It’s common to take two or three years, sometimes longer, to develop new uniforms for airline crews because the jobs can be physically demanding while the clothes must be both utilitarian and attractive, on many thousands of employees.
Long ago, airline uniforms reflected the glamour of flight. Now, they have to serve more utilitarian needs. Do they reflect the airline’s image? Will they look good on most everyone? And, perhaps most important, are they comfortable?
Several domestic airlines have been wrestling with the answers to those questions as they redesign uniforms that, in some cases, were last updated decades ago.
For American Airlines, which introduced new uniforms in September, the different look was an important step in conveying a unified brand image since its merger with US Airways in 2013.
“There was a visual difference in what people were wearing, and I think, inherently, that kind of creates a barrier,” said Brady Byrnes, the airline’s director of global marketing. After the rollout of the new uniforms, he said, “You could just feel a shift.”

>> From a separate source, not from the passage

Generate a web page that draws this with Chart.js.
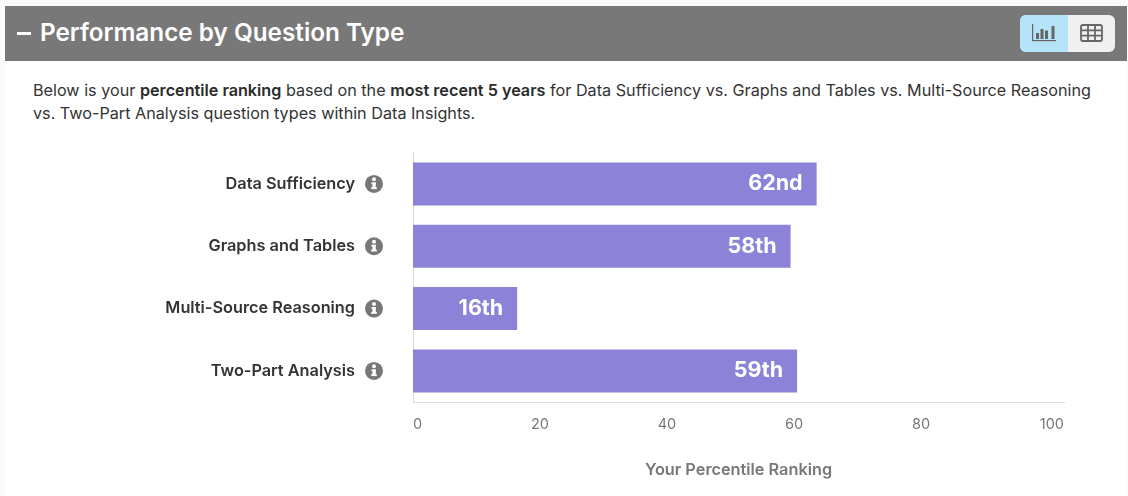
<!DOCTYPE html>
<html><head><meta charset="utf-8">
<script src="https://cdn.jsdelivr.net/npm/chart.js@4/dist/chart.umd.min.js"></script>
<style>
html,body{margin:0;padding:0;background:#fafafa;width:1128px;height:496px;overflow:hidden;font-family:Inter,"Open Sans",sans-serif}
#panel{position:absolute;left:5px;top:61px;width:1122px;height:435px;background:#fff}
#head{position:absolute;left:5px;top:6px;width:1122px;height:55px;background:#787878}
#dash{position:absolute;left:17px;top:32px;width:14px;height:2.5px;background:#fff}
#title{position:absolute;left:40px;top:17px;color:#fff;font-size:24.3px;font-weight:600;line-height:30px;white-space:nowrap}
#toggle{position:absolute;left:1020px;top:15px;width:95px;height:37px;border-radius:6px;overflow:hidden;background:#f0f0f0}
#toggle i{position:absolute;left:0;top:0;width:48px;height:37px;background:#b5e3f8}
#toggle svg{position:absolute;top:0;left:0}
#intro{position:absolute;left:33px;top:79px;color:#333;font-size:16.2px;line-height:23px;white-space:nowrap}
#intro b{font-weight:600;color:#2b2b2b}
#wrap{position:absolute;left:0;top:85px;width:1128px;height:411px}
</style></head><body>
<div id="panel"></div>
<div id="head"></div><div id="dash"></div>
<div id="title">Performance by Question Type</div>
<div id="toggle"><i></i>
<svg width="95" height="37" viewBox="0 0 95 37" fill="#666">
<rect x="12" y="9" width="1.2" height="16"/><rect x="12" y="25" width="24" height="1.2"/>
<rect x="16" y="18" width="3" height="6"/><rect x="20.5" y="14" width="3" height="10"/><rect x="25" y="15.5" width="3" height="8.5"/><rect x="31.5" y="11" width="3" height="13"/>
<g fill="none" stroke="#666" stroke-width="1.8"><rect x="61" y="10" width="21" height="16" rx="2"/>
<path d="M61 15.4h21M61 20.6h21M68 10v16M75 10v16"/></g>
</svg></div>
<div id="intro">Below is your <b>percentile ranking</b> based on the <b>most recent 5 years</b> for Data Sufficiency vs. Graphs and Tables vs. Multi-Source Reasoning<br>vs. Two-Part Analysis question types within Data Insights.</div>
<div id="wrap"><canvas id="c" width="1128" height="411"></canvas></div>
<script>
const categories=["Data Sufficiency","Graphs and Tables","Multi-Source Reasoning","Two-Part Analysis"];
const percentiles=[62,58,16,59];
const rankLabels=["62nd","58th","16th","59th"];
const tickStep=20;
const FONT='Inter, "Open Sans", sans-serif';

const marks={id:'marks',
 beforeDraw(ch){
  // the reference's axis labels sit slightly left of the true tick positions
  const items=ch.scales.x.getLabelItems();
  if(!items._shifted){items._shifted=true;
   items.forEach((it,i)=>{ if(i>0&&i<items.length-1) it.options.translation[0]-=3.2*i; });}
 },
 afterDatasetsDraw(ch){
  const c=ch.ctx,meta=ch.getDatasetMeta(0);
  c.save();
  c.font='700 21.5px '+FONT;c.fillStyle='#fff';c.textAlign='right';c.textBaseline='middle';
  meta.data.forEach((b,i)=>c.fillText(rankLabels[i],b.x-14,b.y));
  const y=ch.scales.y;
  categories.forEach((n,i)=>{
   const py=y.getPixelForTick(i),px=y.left+y.width-39;
   c.fillStyle='#777';c.beginPath();c.arc(px,py,9,0,Math.PI*2);c.fill();
   c.fillStyle='#fff';
   c.beginPath();c.arc(px,py-4.6,2,0,Math.PI*2);c.fill();
   c.fillRect(px-2.6,py-1.4,4.4,1.6);c.fillRect(px-1.6,py-1.4,3.4,6);c.fillRect(px-2.8,py+3.4,5.6,1.8);
  });
  c.restore();
 }};

new Chart(document.getElementById('c'),{
 type:'bar',
 data:{labels:categories,datasets:[{data:percentiles,backgroundColor:'#8c83d8',barPercentage:.69,categoryPercentage:1,borderWidth:0}]},
 plugins:[marks],
 options:{indexAxis:'y',responsive:false,animation:false,
  layout:{padding:{left:0,right:64,top:12,bottom:8}},
  plugins:{legend:{display:false},tooltip:{enabled:false}},
  scales:{
   y:{afterFit(s){s.width=413;},grid:{display:false,drawTicks:false},border:{color:'#ddd',width:1},
      ticks:{padding:58,color:'#333',font:{family:FONT,size:16.3,weight:'600'}}},
   x:{min:0,max:100,
      grid:{display:false,drawTicks:false},border:{color:'#ddd',width:1},
      ticks:{stepSize:tickStep,autoSkip:false,maxRotation:0,align:'inner',padding:14,color:'#777',font:{family:FONT,size:14.5,weight:'400'}},
      title:{display:true,text:'Your Percentile Ranking',color:'#777',padding:{top:13,bottom:8},font:{family:FONT,size:16.3,weight:'600'}}}
  }}
});
</script>
</body></html>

People who work on airline uniform designs say it’s common for the process to take two or three years, sometimes longer.
Ekrem Dimbiloglu, director of airport customer experience for Delta Air Lines, agreed that “there’s a very long lead time associated with producing garments.”
In 2015, Delta tapped fashion designer Zac Posen to develop its new uniforms, which will be rolled out to around 60,000 employees next year. “It’s a million-plus garments,” Dimbiloglu said.
One reason the new designs take so long is that airline uniforms, unlike ordinary work clothes, have to be multifunctional.
“When you look at a flight-attendant dress, it just looks like any other dress,” Byrnes said. But the cut and the fabric have to accommodate a range of motion, from hoisting bags into the overhead bins to crouching down in the galley.